◆ Task to carry out: Without the pictures, return each record as it appears.

◆ Provided records:
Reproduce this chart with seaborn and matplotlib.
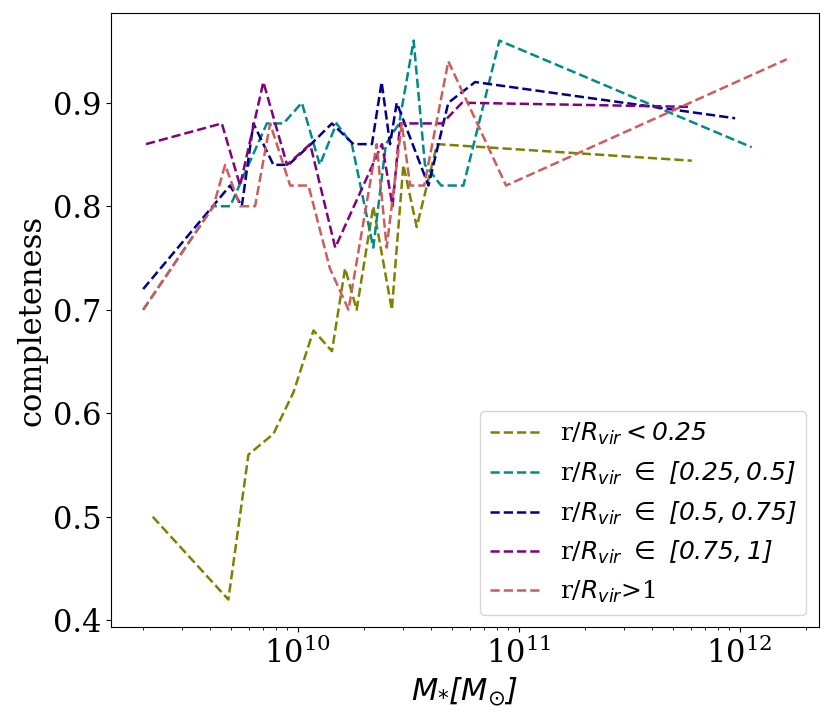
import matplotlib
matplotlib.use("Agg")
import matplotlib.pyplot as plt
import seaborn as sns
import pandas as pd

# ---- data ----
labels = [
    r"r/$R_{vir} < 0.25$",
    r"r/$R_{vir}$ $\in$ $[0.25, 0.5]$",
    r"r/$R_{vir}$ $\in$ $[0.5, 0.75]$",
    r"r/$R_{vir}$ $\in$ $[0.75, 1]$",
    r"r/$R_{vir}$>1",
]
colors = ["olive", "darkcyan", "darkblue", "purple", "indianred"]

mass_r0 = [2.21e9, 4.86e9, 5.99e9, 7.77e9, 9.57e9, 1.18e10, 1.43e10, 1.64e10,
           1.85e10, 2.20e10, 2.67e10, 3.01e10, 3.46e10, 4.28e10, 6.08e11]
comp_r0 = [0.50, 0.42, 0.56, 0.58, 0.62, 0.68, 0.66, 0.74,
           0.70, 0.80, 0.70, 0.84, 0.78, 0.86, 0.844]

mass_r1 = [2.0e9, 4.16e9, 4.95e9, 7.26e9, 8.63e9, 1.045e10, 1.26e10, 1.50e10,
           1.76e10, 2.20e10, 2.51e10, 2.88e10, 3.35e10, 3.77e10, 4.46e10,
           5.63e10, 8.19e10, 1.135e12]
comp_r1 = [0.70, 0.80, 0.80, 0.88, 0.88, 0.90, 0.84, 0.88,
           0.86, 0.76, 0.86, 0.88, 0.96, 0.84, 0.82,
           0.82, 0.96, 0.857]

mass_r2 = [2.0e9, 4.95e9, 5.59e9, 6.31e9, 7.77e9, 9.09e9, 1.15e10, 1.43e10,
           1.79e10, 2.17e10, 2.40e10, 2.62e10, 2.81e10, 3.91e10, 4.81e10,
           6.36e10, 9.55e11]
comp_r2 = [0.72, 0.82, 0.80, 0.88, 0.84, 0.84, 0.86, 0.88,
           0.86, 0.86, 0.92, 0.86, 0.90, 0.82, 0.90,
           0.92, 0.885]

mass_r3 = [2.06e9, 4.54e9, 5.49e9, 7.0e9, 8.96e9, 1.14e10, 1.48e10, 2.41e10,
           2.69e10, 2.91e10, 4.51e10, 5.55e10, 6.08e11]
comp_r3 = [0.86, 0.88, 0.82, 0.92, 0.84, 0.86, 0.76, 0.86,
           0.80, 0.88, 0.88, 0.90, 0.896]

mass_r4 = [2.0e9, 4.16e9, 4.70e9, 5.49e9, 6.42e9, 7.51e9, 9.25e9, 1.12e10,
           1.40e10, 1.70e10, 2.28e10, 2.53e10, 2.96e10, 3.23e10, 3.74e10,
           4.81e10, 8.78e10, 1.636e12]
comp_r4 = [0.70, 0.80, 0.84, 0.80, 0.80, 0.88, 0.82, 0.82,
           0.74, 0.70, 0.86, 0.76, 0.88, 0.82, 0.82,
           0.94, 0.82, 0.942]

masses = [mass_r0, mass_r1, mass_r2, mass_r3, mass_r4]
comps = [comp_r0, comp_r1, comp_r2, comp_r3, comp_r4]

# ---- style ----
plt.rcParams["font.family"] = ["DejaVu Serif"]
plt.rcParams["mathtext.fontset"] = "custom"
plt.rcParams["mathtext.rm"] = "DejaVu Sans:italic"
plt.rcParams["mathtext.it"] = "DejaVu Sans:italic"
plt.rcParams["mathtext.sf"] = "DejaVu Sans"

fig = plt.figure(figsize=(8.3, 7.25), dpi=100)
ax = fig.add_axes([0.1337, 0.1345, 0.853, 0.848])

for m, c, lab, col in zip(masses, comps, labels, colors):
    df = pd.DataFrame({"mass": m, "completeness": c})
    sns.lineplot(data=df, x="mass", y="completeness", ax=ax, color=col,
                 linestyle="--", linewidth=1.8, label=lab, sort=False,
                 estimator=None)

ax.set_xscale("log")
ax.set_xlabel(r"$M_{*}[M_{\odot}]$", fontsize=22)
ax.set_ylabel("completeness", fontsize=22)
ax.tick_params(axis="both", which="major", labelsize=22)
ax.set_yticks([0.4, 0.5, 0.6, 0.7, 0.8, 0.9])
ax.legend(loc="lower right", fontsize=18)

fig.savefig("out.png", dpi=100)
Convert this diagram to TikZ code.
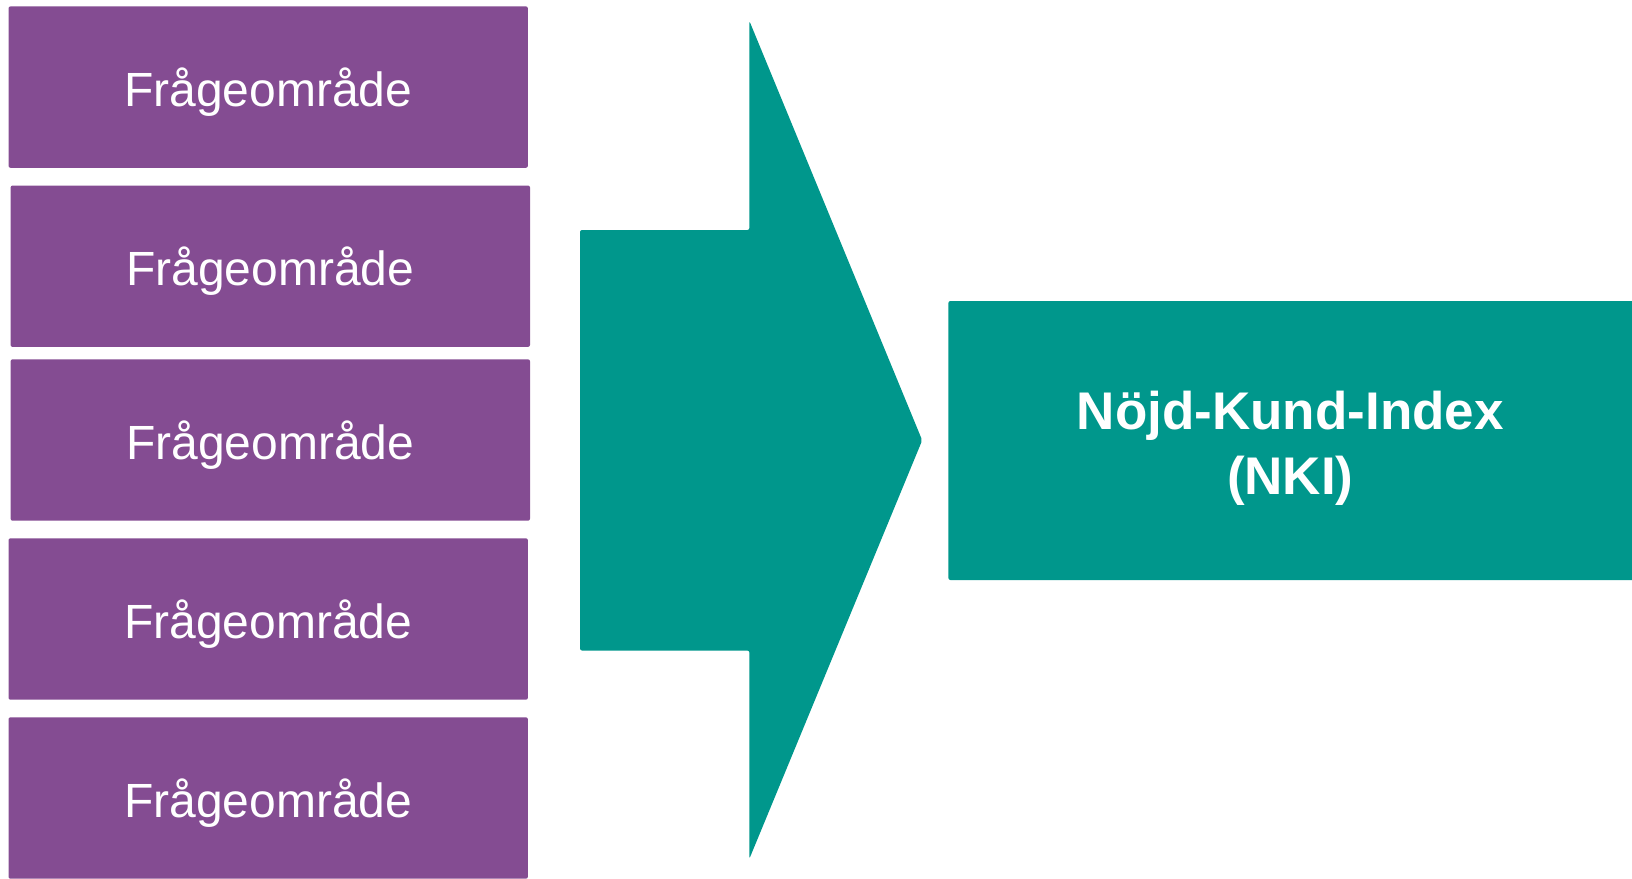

◆ Finished exercise:
Reproduce this chart with seaborn and matplotlib.
import matplotlib
matplotlib.use("Agg")
import matplotlib.pyplot as plt
import seaborn as sns
import pandas as pd

# ---- data ----
labels = [
    r"r/$R_{vir} < 0.25$",
    r"r/$R_{vir}$ $\in$ $[0.25, 0.5]$",
    r"r/$R_{vir}$ $\in$ $[0.5, 0.75]$",
    r"r/$R_{vir}$ $\in$ $[0.75, 1]$",
    r"r/$R_{vir}$>1",
]
colors = ["olive", "darkcyan", "darkblue", "purple", "indianred"]

mass_r0 = [2.21e9, 4.86e9, 5.99e9, 7.77e9, 9.57e9, 1.18e10, 1.43e10, 1.64e10,
           1.85e10, 2.20e10, 2.67e10, 3.01e10, 3.46e10, 4.28e10, 6.08e11]
comp_r0 = [0.50, 0.42, 0.56, 0.58, 0.62, 0.68, 0.66, 0.74,
           0.70, 0.80, 0.70, 0.84, 0.78, 0.86, 0.844]

mass_r1 = [2.0e9, 4.16e9, 4.95e9, 7.26e9, 8.63e9, 1.045e10, 1.26e10, 1.50e10,
           1.76e10, 2.20e10, 2.51e10, 2.88e10, 3.35e10, 3.77e10, 4.46e10,
           5.63e10, 8.19e10, 1.135e12]
comp_r1 = [0.70, 0.80, 0.80, 0.88, 0.88, 0.90, 0.84, 0.88,
           0.86, 0.76, 0.86, 0.88, 0.96, 0.84, 0.82,
           0.82, 0.96, 0.857]

mass_r2 = [2.0e9, 4.95e9, 5.59e9, 6.31e9, 7.77e9, 9.09e9, 1.15e10, 1.43e10,
           1.79e10, 2.17e10, 2.40e10, 2.62e10, 2.81e10, 3.91e10, 4.81e10,
           6.36e10, 9.55e11]
comp_r2 = [0.72, 0.82, 0.80, 0.88, 0.84, 0.84, 0.86, 0.88,
           0.86, 0.86, 0.92, 0.86, 0.90, 0.82, 0.90,
           0.92, 0.885]

mass_r3 = [2.06e9, 4.54e9, 5.49e9, 7.0e9, 8.96e9, 1.14e10, 1.48e10, 2.41e10,
           2.69e10, 2.91e10, 4.51e10, 5.55e10, 6.08e11]
comp_r3 = [0.86, 0.88, 0.82, 0.92, 0.84, 0.86, 0.76, 0.86,
           0.80, 0.88, 0.88, 0.90, 0.896]

mass_r4 = [2.0e9, 4.16e9, 4.70e9, 5.49e9, 6.42e9, 7.51e9, 9.25e9, 1.12e10,
           1.40e10, 1.70e10, 2.28e10, 2.53e10, 2.96e10, 3.23e10, 3.74e10,
           4.81e10, 8.78e10, 1.636e12]
comp_r4 = [0.70, 0.80, 0.84, 0.80, 0.80, 0.88, 0.82, 0.82,
           0.74, 0.70, 0.86, 0.76, 0.88, 0.82, 0.82,
           0.94, 0.82, 0.942]

masses = [mass_r0, mass_r1, mass_r2, mass_r3, mass_r4]
comps = [comp_r0, comp_r1, comp_r2, comp_r3, comp_r4]

# ---- style ----
plt.rcParams["font.family"] = ["DejaVu Serif"]
plt.rcParams["mathtext.fontset"] = "custom"
plt.rcParams["mathtext.rm"] = "DejaVu Sans:italic"
plt.rcParams["mathtext.it"] = "DejaVu Sans:italic"
plt.rcParams["mathtext.sf"] = "DejaVu Sans"

fig = plt.figure(figsize=(8.3, 7.25), dpi=100)
ax = fig.add_axes([0.1337, 0.1345, 0.853, 0.848])

for m, c, lab, col in zip(masses, comps, labels, colors):
    df = pd.DataFrame({"mass": m, "completeness": c})
    sns.lineplot(data=df, x="mass", y="completeness", ax=ax, color=col,
                 linestyle="--", linewidth=1.8, label=lab, sort=False,
                 estimator=None)

ax.set_xscale("log")
ax.set_xlabel(r"$M_{*}[M_{\odot}]$", fontsize=22)
ax.set_ylabel("completeness", fontsize=22)
ax.tick_params(axis="both", which="major", labelsize=22)
ax.set_yticks([0.4, 0.5, 0.6, 0.7, 0.8, 0.9])
ax.legend(loc="lower right", fontsize=18)

fig.savefig("out.png", dpi=100)
Convert this diagram to TikZ code.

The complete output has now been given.